Monday, October 12, 2009

Level of Disagreement Among Economists About Inflation Highest in a Decade


As the Federal Reserve Bank of San Francisco notes in a letter published October 5, the disagreement among economists about the possibility of inflation in the long-term is higher than it has been in the past decade:

Figure 1
Disagreement about the long-term inflation outlook

Disagreement about the long-term inflation outlook

Note: The vertical axis represents the standard deviation of the SPF forecasts for the average CPI inflation rate over the next ten years...

The level of disagreement about the inflation forecast has risen recently, and the nature of this disagreement varies over the forecast horizon. Concerns about disinflation are increasing the forecast dispersion over the next year or so, while over the long run the rise in disagreement reflects fears that inflation will take off.

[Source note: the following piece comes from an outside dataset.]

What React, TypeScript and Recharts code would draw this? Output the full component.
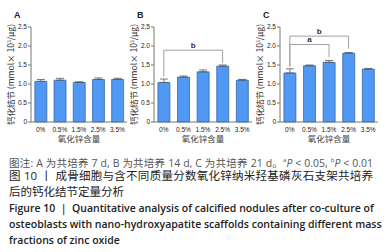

The SF Fed explained that part of the divergence was due to disagreement about the validity of the Philips Curve (the relationship between unemployment and inflation), and economists also disagreed about whether the Fed would monetize the debt, and whether the Fed would be able to mop up excess liquidity.

1 comment:

  1. "It all depends on what you means by 'inflation'." There is no standard or commonly accepted definition of "inflation." While Milton Friedman held that inflation is always and everywhere a monetary phenomenon, others hold that is a price phenomenon, and othesr hold that it is a wage (price of labor) phenomenon.

    Most importantly, however, "inflation" is also a normative term with a pejorative meaning. "Inflation (and anything that leads to it) is bad."

    Most neoclassical economists a politically libertarian and they follow Friedman and Hayek is condemning government economic intervention, which, they hold from the economic point of view, is inexorably inflationary.

    Interestingly, they did not complain about Greenspan's accommodative monetary policy and the huge deficits of the Bush administration in boom years.

    Therefore, it seems somewhat disingenuous — and also ideological — to see inflation everywhere when the US is stuck in a liquidity trap where interest rates are at the zero bound, prices are not rising generally, deleveraging is rampant, defaults abound, many asset classes have not bottomed, and wages do not look to recover anytime soon.

    If these guys are so good with numbers, where are the numbers here, other than the "big" deficits that are dwarfed by credit contraction and financial insolvency.

    This is politics, not economics.